Every month visitors get the chance to select and view materials from our collection that are not on display in the museum. During June we welcomed many different visitors to Insight, and one was Kari Nixon, Assistant Professor of English at Whitworth University. Kari kindly agreed to write a blog post about her use of the photography journals in our library and photographs from the Kodak Collection.
I visited the National Science and Media Museum recently to do preparatory research for a book project; it deals with how developing camera and lens technologies impacted the way Victorian novelists made increasing use of certain ’visual’ techniques in their descriptive imagery, such as the bird’s-eye-view perspective. I’m really excited about this project, and my visit to the museum was incredibly helpful.
For instance, I found this gem of a quote in which camera aficionados poke fun at novelists who incorrectly incorporate camera technology into their stories. Here, specifically Rudyard Kipling and Arthur Conan Doyle are ridiculed for their inaccurate understanding of photography.
However, I’m always struck, when in an archive, by the sheer wealth of information that isn’t quite right for any of my extant projects, but that I’d love to share with others. In many cases, the story and culture behind such artefacts is begging to be told, and I’m often tinged with something akin to guilt when I find that I haven’t the time or the space to tell it. I’d like to use this blog post to share some of the amazing things I found during my visit that might not make it into my own projects, with the hope that I encourage others to take a closer look.
Perhaps one of my favorite finds was an entire folder of late Victorian/early Edwardian-era photographs of women taking photographs. You read that right: photos of women actively taking photos in the picture they’re in. How’s that for meta?

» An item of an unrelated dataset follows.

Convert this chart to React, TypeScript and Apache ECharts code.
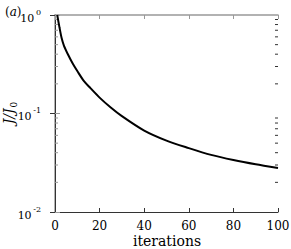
import React, { useEffect, useRef } from "react";
import * as echarts from "echarts";

const iterations = [1, 2, 3, 4, 6, 8, 10, 13, 16, 20, 25, 30, 40, 50, 60, 70, 80, 90, 100];
const costRatio = [1.0, 0.75, 0.58, 0.49, 0.39, 0.32, 0.27, 0.213, 0.18, 0.145, 0.115, 0.094, 0.067, 0.053, 0.0445, 0.038, 0.0337, 0.0305, 0.028];
const xTicks = [0, 20, 40, 60, 80, 100];
const yMajor = [0.01, 0.1, 1];
const yMinor = [0.02, 0.03, 0.04, 0.05, 0.06, 0.07, 0.08, 0.09, 0.2, 0.3, 0.4, 0.5, 0.6, 0.7, 0.8, 0.9];
const xTitle = "iterations";
const panelTag = "a";

const FONT = "DejaVu Serif";

export default function App() {
  const ref = useRef<HTMLDivElement>(null);
  useEffect(() => {
    if (!ref.current) return;
    const chart = echarts.init(ref.current, null, { renderer: "svg" });
    const supLabel = (v: number) => {
      const e = Math.round(Math.log10(v));
      return `{b|10}{g| }{s|${e === 0 ? "0" : "-" + Math.abs(e)}}`;
    };
    chart.setOption({
      animation: false,
      backgroundColor: "#fff",
      textStyle: { fontFamily: FONT },
      title: {
        text: `({i|${panelTag}})`,
        left: 0,
        top: 1,
        textStyle: {
          fontFamily: FONT,
          fontSize: 12,
          fontWeight: "normal",
          color: "#000",
          rich: { i: { fontFamily: FONT, fontSize: 12, fontStyle: "italic", color: "#000" } },
        },
      },
      graphic: [
        {
          type: "text",
          x: 167,
          y: 241,
          style: {
            text: xTitle,
            fontFamily: FONT,
            fontSize: 14,
            fill: "#000",
            align: "center",
            verticalAlign: "middle",
          },
        },
        {
          type: "text",
          x: 9,
          y: 113,
          rotation: Math.PI / 2,
          style: {
            text: "{i|J/J}{s|0}",
            align: "center",
            verticalAlign: "middle",
            rich: {
              i: { fontFamily: FONT, fontSize: 14, fontStyle: "italic", fill: "#000", lineHeight: 18 },
              s: { fontFamily: FONT, fontSize: 9, fill: "#000", verticalAlign: "bottom", lineHeight: 18, padding: [7, 0, 0, 1] },
            },
          },
        },
      ],
      grid: { left: 55, right: 13, top: 15, bottom: 37, outerBoundsMode: "none", containLabel: false },
      xAxis: [
        {
          type: "value",
          min: xTicks[0],
          max: xTicks[xTicks.length - 1],
          interval: 20,
          axisLine: { show: true, lineStyle: { color: "#333", width: 1 } },
          axisTick: { show: true, inside: true, length: 4, lineStyle: { color: "#333" } },
          axisLabel: { fontFamily: FONT, fontSize: 12, color: "#000", margin: 8 },
          splitLine: { show: false },
        },
        {
          type: "value",
          position: "top",
          min: xTicks[0],
          max: xTicks[xTicks.length - 1],
          interval: 20,
          axisLine: { show: true, lineStyle: { color: "#999", width: 1.5 } },
          axisTick: { show: true, inside: true, length: 4, lineStyle: { color: "#999" } },
          axisLabel: { show: false },
          splitLine: { show: false },
        },
      ],
      yAxis: [
        {
          type: "log",
          logBase: 10,
          min: yMajor[0],
          max: yMajor[yMajor.length - 1],
          axisLine: { show: true, lineStyle: { color: "#999", width: 1.5 } },
          axisTick: { show: true, inside: true, length: 5, lineStyle: { color: "#999" } },
          axisLabel: {
            formatter: supLabel,
            margin: 14,
            rich: {
              b: { fontFamily: FONT, fontSize: 11, color: "#000", lineHeight: 14, padding: [6, 0, 0, 0] },
              g: { fontFamily: FONT, fontSize: 5, color: "#000", lineHeight: 14 },
              s: { fontFamily: FONT, fontSize: 8, color: "#000", verticalAlign: "top", lineHeight: 12 },
            },
          },
          splitLine: { show: false },
        },
        {
          type: "log",
          logBase: 10,
          position: "right",
          min: yMajor[0],
          max: yMajor[yMajor.length - 1],
          axisLine: { show: true, lineStyle: { color: "#333", width: 1 } },
          axisTick: { show: true, inside: true, length: 5, lineStyle: { color: "#333" } },
          axisLabel: { show: false },
          splitLine: { show: false },
        },
      ],
      series: [
        {
          type: "line",
          data: iterations.map((x, i) => [x, costRatio[i]]),
          smooth: 0.3,
          showSymbol: false,
          lineStyle: { color: "#000", width: 2 },
          z: 5,
        },
        {
          type: "custom",
          data: yMinor.map((v) => [0, v]),
          renderItem: (params: any, api: any) => {
            const v = api.value(1);
            const l = api.coord([0, v]);
            const r = api.coord([100, v]);
            return {
              type: "group",
              children: [
                { type: "line", shape: { x1: l[0], y1: l[1], x2: l[0] + 3, y2: l[1] }, style: { stroke: "#999", lineWidth: 1 } },
                { type: "line", shape: { x1: r[0], y1: r[1], x2: r[0] - 3, y2: r[1] }, style: { stroke: "#333", lineWidth: 1 } },
              ],
            };
          },
          z: 3,
        },
      ],
    });
    return () => chart.dispose();
  }, []);
  return <div ref={ref} style={{ position: "fixed", left: 0, top: 0, width: 291, height: 249 }} />;
}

I absolutely love this set for its stunning juxtaposition of stuffy Victorian apparel set against the gumption indicated by the very act of being a female photographer in the late 19th century.
Photographic know-how came with a steep learning curve at the time, involving training about lighting, lenses, chemical processes, and the like—all things that have completely fallen off our radars in the era of iPhone photo-bursts and Instagram filters. And although photography wasn’t exactly a risqué hobby for women at this time, female photographers represented all that was unsettlingly new, modern, and progressive at the turn of the century (Amy Levy incorporates these anxieties about female photographers into her late-century novel The Romance of a Shop).
The sheer technical training necessary for an enthusiast to learn photography has always suggested, to me, a woman who liked a challenge. It just coyly hints of a woman testing the limits of her era—eager to get her hands dirty with tools and chemicals in a society that encouraged female gentility and repose. So, when I see these impressive images of women climbing onto stair railings just to get the right angle for their shots, or posing for a photo with their camera on their arm instead of a man, I can’t help but be inspired.
Another great find in the archives this trip was the ‘Dear Abby’-style tech support guides to photography in The Amateur Photographer’s Annual. In an early issue from 1891, the magazine editors claim to have started the publication because of a desire to catalogue and publicise ‘the constant questions asked by workers in photography, and the admirable answers given to them’.
The early editions of this magazine consist almost entirely of technical questions submitted to the editors by the magazine’s readers, published verbatim and followed by advice written in reply. This unassuming little technical magazine hides some amazingly human moments, such as an indignant husband writing in to warn others about a voyeur photographer who followed his wife around on the beach.
The image below that of his complaint illustrates the sort of ‘detective camera’ the writer complains about.
Advice-seekers also developed creative pseudonyms for themselves rather than signing their own name, similar to general advice columns that we know today.
Each issue is indexed carefully, and the index alone is enough to incite intrigue. Why is there an entry for ‘death pot’?, I wondered when going through this first issue. As it turns out, one reader was asking about the best ways to kill and pin insects for microscopic photography.
Another reader asks how best to attach a camera to a bicycle (another new and exciting device)—an early iteration of the GoPro, apparently.
A woman, calling herself ‘White Lily’, writes to ask what the best sort of camera is ‘for a lady’. She acknowledges that though ‘she has never taken a photograph’, she wants a serious instrument, ‘not a toy’.
Her note reminded me instantly of the bold and, moreover, proud-looking young women photographed with their cameras. The popular availability of technical advice magazines like The Amateur Photographer’s Annual allowed these women to learn a specialized craft. In doing so, these women demonstrated that they were capable of using sophisticated tools—‘not toys’—and that they themselves were hardly the decorative objects Victorian society would have them be.